*Aim*: Take the lines from the head of the listing through the one bearing "YAxis, ReferenceArea, LabelList" and copy them exactly, leaving every picture out.

*Given information*:
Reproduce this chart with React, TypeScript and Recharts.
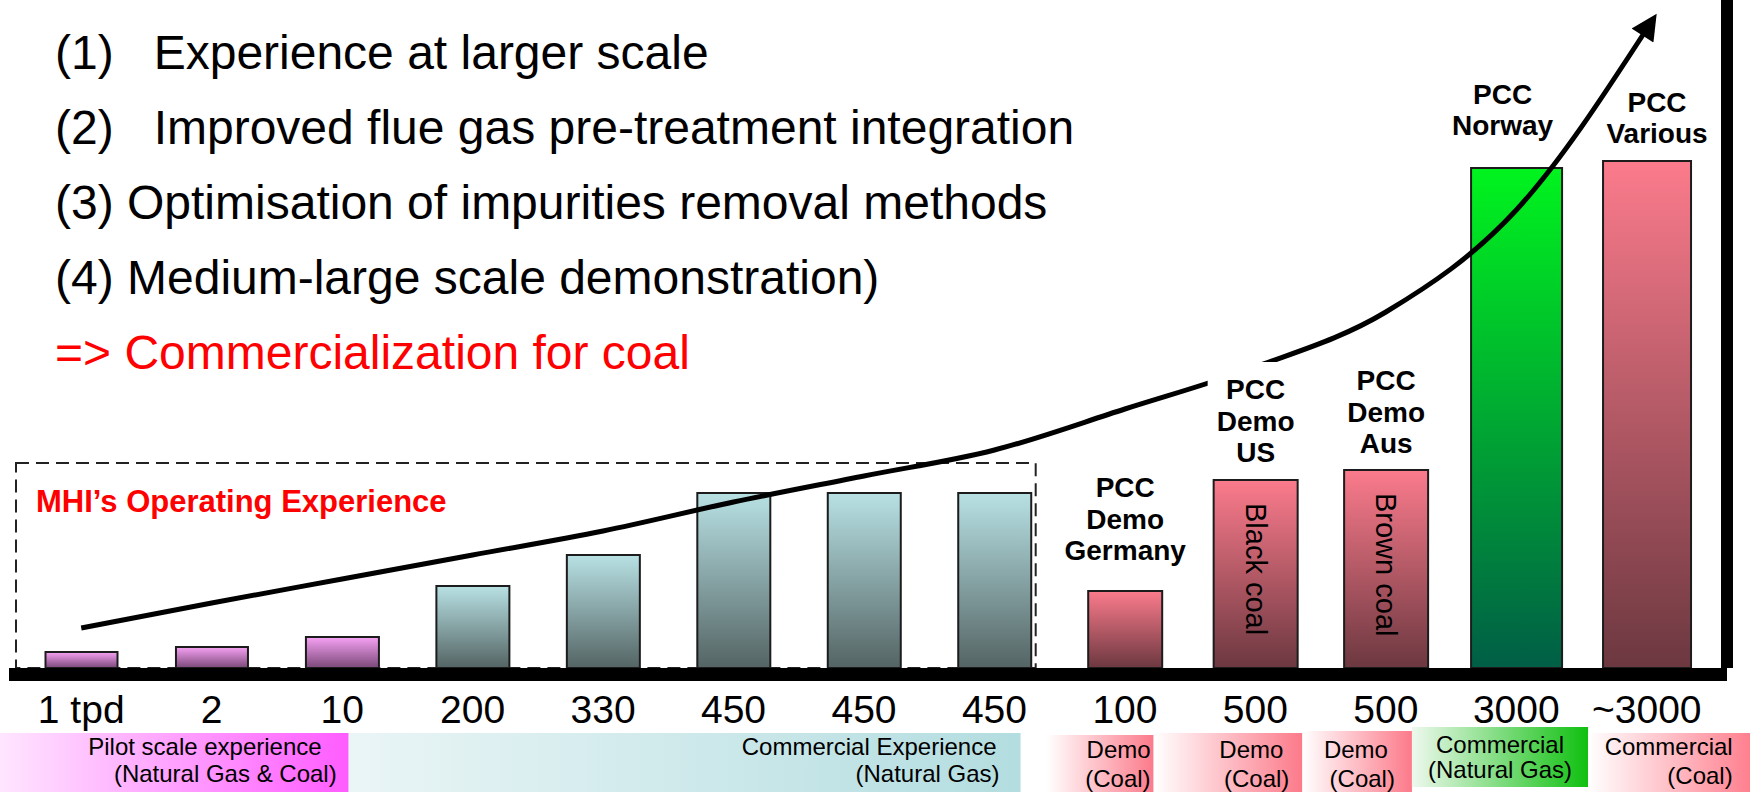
import React from "react";
import { ComposedChart, Bar, Line, XAxis, YAxis, ReferenceArea, LabelList } from "recharts";

// ---- data ----
const categories = [
  "pilot-1", "pilot-2", "pilot-10", "ng-200", "ng-330", "ng-450-a", "ng-450-b", "ng-450-c",
  "demo-germany", "demo-us", "demo-aus", "pcc-norway", "pcc-various",
];
const tickLabels = ["1 tpd", "2", "10", "200", "330", "450", "450", "450", "100", "500", "500", "3000", "~3000"];
// bar heights as drawn on the slide (schematic, not to scale with tpd)
const plantSize = [16, 21, 31, 82, 113, 175, 175, 175, 77, 188, 198, 500, 507];
// the growth arrow, read at each plant
const trend = [40, 65, 89, 113, 137, 166, 192, 218, 259, 301, 356, 458, 639];
const plantKind = ["pilot", "pilot", "pilot", "ng", "ng", "ng", "ng", "ng", "demo", "demo", "demo", "norway", "demo"];
const topLabels: string[][] = [
  [], [], [], [], [], [], [], [],
  ["PCC", "Demo", "Germany"], ["PCC", "Demo", "US"], ["PCC", "Demo", "Aus"], ["PCC", "Norway"], ["PCC", "Various"],
];
const innerLabels = ["", "", "", "", "", "", "", "", "", "Black coal", "Brown coal", "", ""];

const groupTitles = [
  ["Pilot scale experience", "(Natural Gas & Coal)"],
  ["Commercial Experience", "(Natural Gas)"],
  ["Demo", "(Coal)"],
  ["Demo", "(Coal)"],
  ["Demo", "(Coal)"],
  ["Commercial", "(Natural Gas)"],
  ["Commercial", "(Coal)"],
];
const groupFirst = [0, 3, 8, 9, 10, 11, 12];

const notes = [
  "(1)   Experience at larger scale",
  "(2)   Improved flue gas pre-treatment integration",
  "(3) Optimisation of impurities removal methods",
  "(4) Medium-large scale demonstration)",
];
const conclusion = "=> Commercialization for coal";
const boxTitle = "MHI\u2019s Operating Experience";

const data = categories.map((c, i) => ({ category: c, size: plantSize[i], trend: trend[i], cap: 0 }));

// ---- layout / style ----
const W = 1750;
const H = 792;
const FONT = "'Liberation Sans', Arial, sans-serif";
const MARGIN = { top: 0, right: 11, bottom: 0, left: 9 };
const Y_W = 12;
const PAD = { left: 7, right: 15 };
const BAND = (W - MARGIN.left - MARGIN.right - Y_W - PAD.left - PAD.right) / categories.length;

const BAR_WIDTH = [72, 72, 73, 73, 73, 73, 73, 73, 74, 84, 84, 91, 88];
const BAR_FILL: Record<string, [string, string]> = {
  pilot: ["#f7a2f4", "#7a4878"],
  ng: ["#b8e1e4", "#546464"],
  demo: ["#fb7b8c", "#6c3840"],
  norway: ["#00f41e", "#005e46"],
};
const LABEL_GAP: Record<string, number> = {
  "demo-germany": 31, "demo-us": 18, "demo-aus": 17, "pcc-norway": 33, "pcc-various": 18,
};
const LABEL_DX: Record<string, number> = { "pcc-norway": -14, "pcc-various": 10 };
const LABEL_MASK: Record<string, boolean> = { "demo-us": true };

const GROUP_STYLE = [
  { span: [-0.62, 2.55], from: "#ffffff", to: "#ff5cff", anchor: "end", inset: [27, 12], top: 65, bottom: 124, base: [87, 114] },
  { span: [2.55, 7.7], from: "#eaf5f6", to: "#b3dde0", anchor: "end", inset: [24, 21], top: 65, bottom: 124, base: [87, 114] },
  { span: [7.9, 8.72], from: "#ffffff", to: "#fc7a8a", anchor: "end", inset: [3, 3], top: 67, bottom: 124, base: [90, 119] },
  { span: [8.72, 9.86], from: "#ffffff", to: "#fc7a8a", anchor: "end", inset: [19, 13], top: 65, bottom: 124, base: [90, 119] },
  { span: [9.86, 10.7], from: "#ffffff", to: "#fc7a8a", anchor: "end", inset: [24, 17], top: 63, bottom: 124, base: [90, 119] },
  { span: [10.7, 12.05], from: "#eef8ee", to: "#10c010", anchor: "middle", inset: [0, 0], top: 59, bottom: 119, base: [85, 110] },
  { span: [12.05, 13.35], from: "#ffffff", to: "#ff7a8a", anchor: "end", inset: [25, 25], top: 65, bottom: 124, base: [87, 116] },
];

const PlantBar = (props: any) => {
  const { x, y, width, height, index } = props;
  if (!height || height <= 0) return null;
  const w = BAR_WIDTH[index] ?? width;
  const cx = x + width / 2;
  return (
    <rect x={cx - w / 2} y={y} width={w} height={height}
      fill={`url(#bar-${plantKind[index]})`} stroke="#1c1c1c" strokeWidth={2} />
  );
};

const TopLabel = (props: any) => {
  const { x, y, width, index } = props;
  const lines = topLabels[index];
  if (!lines || !lines.length) return null;
  const key = categories[index];
  const cx = x + width / 2 + (LABEL_DX[key] ?? 0);
  const lh = 31.5;
  const last = y - (LABEL_GAP[key] ?? 18);
  const first = last - (lines.length - 1) * lh;
  return (
    <g>
      {LABEL_MASK[key] && (
        <rect x={cx - 48} y={first - 37} width={96} height={last - first + 45} fill="#ffffff" />
      )}
      {lines.map((t, i) => (
        <text key={i} x={cx} y={first + i * lh} textAnchor="middle" fontFamily={FONT}
          fontWeight="bold" fontSize={28} fill="#000">{t}</text>
      ))}
    </g>
  );
};

const InnerLabel = (props: any) => {
  const { x, y, width, index } = props;
  const t = innerLabels[index];
  if (!t) return null;
  const cx = x + width / 2;
  const y0 = y + 23;
  return (
    <text x={cx} y={y0} transform={`rotate(90, ${cx}, ${y0})`} textAnchor="start"
      dominantBaseline="central" fontFamily={FONT} fontSize={29} fill="#000">{t}</text>
  );
};

const AxisTick = (props: any) => {
  const { x, y, payload } = props;
  const i = categories.indexOf(payload.value);
  const g = groupFirst.indexOf(i);
  let band: React.ReactNode = null;
  if (g >= 0) {
    const s = GROUP_STYLE[g];
    const left = x + (s.span[0] - i - 0.5) * BAND;
    const right = x + (s.span[1] - i - 0.5) * BAND;
    const lines = groupTitles[g];
    band = (
      <g>
        <rect x={left} y={y + s.top} width={right - left} height={s.bottom - s.top} fill={`url(#band-${g})`} />
        {lines.map((t, k) => (
          <text key={k}
            x={s.anchor === "middle" ? (left + right) / 2 : right - s.inset[k]}
            y={y + s.base[k]} textAnchor={s.anchor} fontFamily={FONT} fontSize={24} fill="#000">{t}</text>
        ))}
      </g>
    );
  }
  return (
    <g>
      {band}
      <text x={x} y={y + 55} textAnchor="middle" fontFamily={FONT} fontSize={39} fill="#000">
        {tickLabels[i]}
      </text>
    </g>
  );
};

const BoxTitle = (props: any) => {
  const { viewBox } = props;
  return (
    <text x={viewBox.x + 20} y={viewBox.y + 49} fontFamily={FONT} fontWeight="bold"
      fontSize={31} fill="#ff0000">{boxTitle}</text>
  );
};

const DashedBox = (props: any) => {
  const { x, y, width, height } = props;
  return (
    <rect x={x} y={y} width={width - 24} height={height} fill="none"
      stroke="#222" strokeWidth={2} strokeDasharray="13 7" />
  );
};

export default function App() {
  return (
    <div style={{ position: "absolute", left: 0, top: 0, width: W, height: H, background: "#fff", fontFamily: FONT }}>
      <ComposedChart width={W} height={H} data={data} margin={MARGIN}>
        <defs>
          {Object.entries(BAR_FILL).map(([k, [a, b]]) => (
            <linearGradient key={k} id={`bar-${k}`} x1="0" y1="0" x2="0" y2="1">
              <stop offset="0%" stopColor={a} />
              <stop offset="100%" stopColor={b} />
            </linearGradient>
          ))}
          {GROUP_STYLE.map((s, g) => (
            <linearGradient key={g} id={`band-${g}`} x1="0" y1="0" x2="1" y2="0">
              <stop offset="0%" stopColor={s.from} />
              <stop offset="100%" stopColor={s.to} />
            </linearGradient>
          ))}
          <marker id="trend-arrow" viewBox="0 0 10 10" refX="3" refY="5" markerWidth="28" markerHeight="26"
            markerUnits="userSpaceOnUse" orient="auto">
            <path d="M0,0 L10,5 L0,10 z" fill="#000" />
          </marker>
        </defs>
        <XAxis dataKey="category" height={124} interval={0} padding={PAD} tickLine={false}
          tickSize={0} tickMargin={0} tick={<AxisTick />}
          axisLine={{ stroke: "#000", strokeWidth: 13, transform: "translate(0,6.5)" }} />
        <YAxis orientation="right" width={Y_W} domain={[0, 668]} tick={false} tickLine={false}
          axisLine={{ stroke: "#000", strokeWidth: 12 }} />
        <ReferenceArea x1="pilot-1" x2="ng-450-c" y1={0} y2={205} shape={<DashedBox />} label={<BoxTitle />} />
        <Bar dataKey="size" stackId="plant" barSize={73} shape={<PlantBar />} isAnimationActive={false}>
          <LabelList dataKey="category" content={<InnerLabel />} />
        </Bar>
        <Line dataKey="trend" type="monotone" stroke="#000" strokeWidth={5} dot={false} activeDot={false}
          isAnimationActive={false} markerEnd="url(#trend-arrow)" />
        <Bar dataKey="cap" stackId="plant" barSize={73} shape={() => null} isAnimationActive={false}>
          <LabelList dataKey="category" content={<TopLabel />} />
        </Bar>
      </ComposedChart>
      <div style={{ position: "absolute", left: 55, top: 15, fontSize: 48, lineHeight: "75px", whiteSpace: "pre", color: "#000", pointerEvents: "none" }}>
        {notes.map((n, i) => <div key={i}>{n}</div>)}
        <div style={{ color: "#ff0000" }}>{conclusion}</div>
      </div>
    </div>
  );
}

*Exercise response*:
Reproduce this chart with React, TypeScript and Recharts.
import React from "react";
import { ComposedChart, Bar, Line, XAxis, YAxis, ReferenceArea, LabelList } from "recharts";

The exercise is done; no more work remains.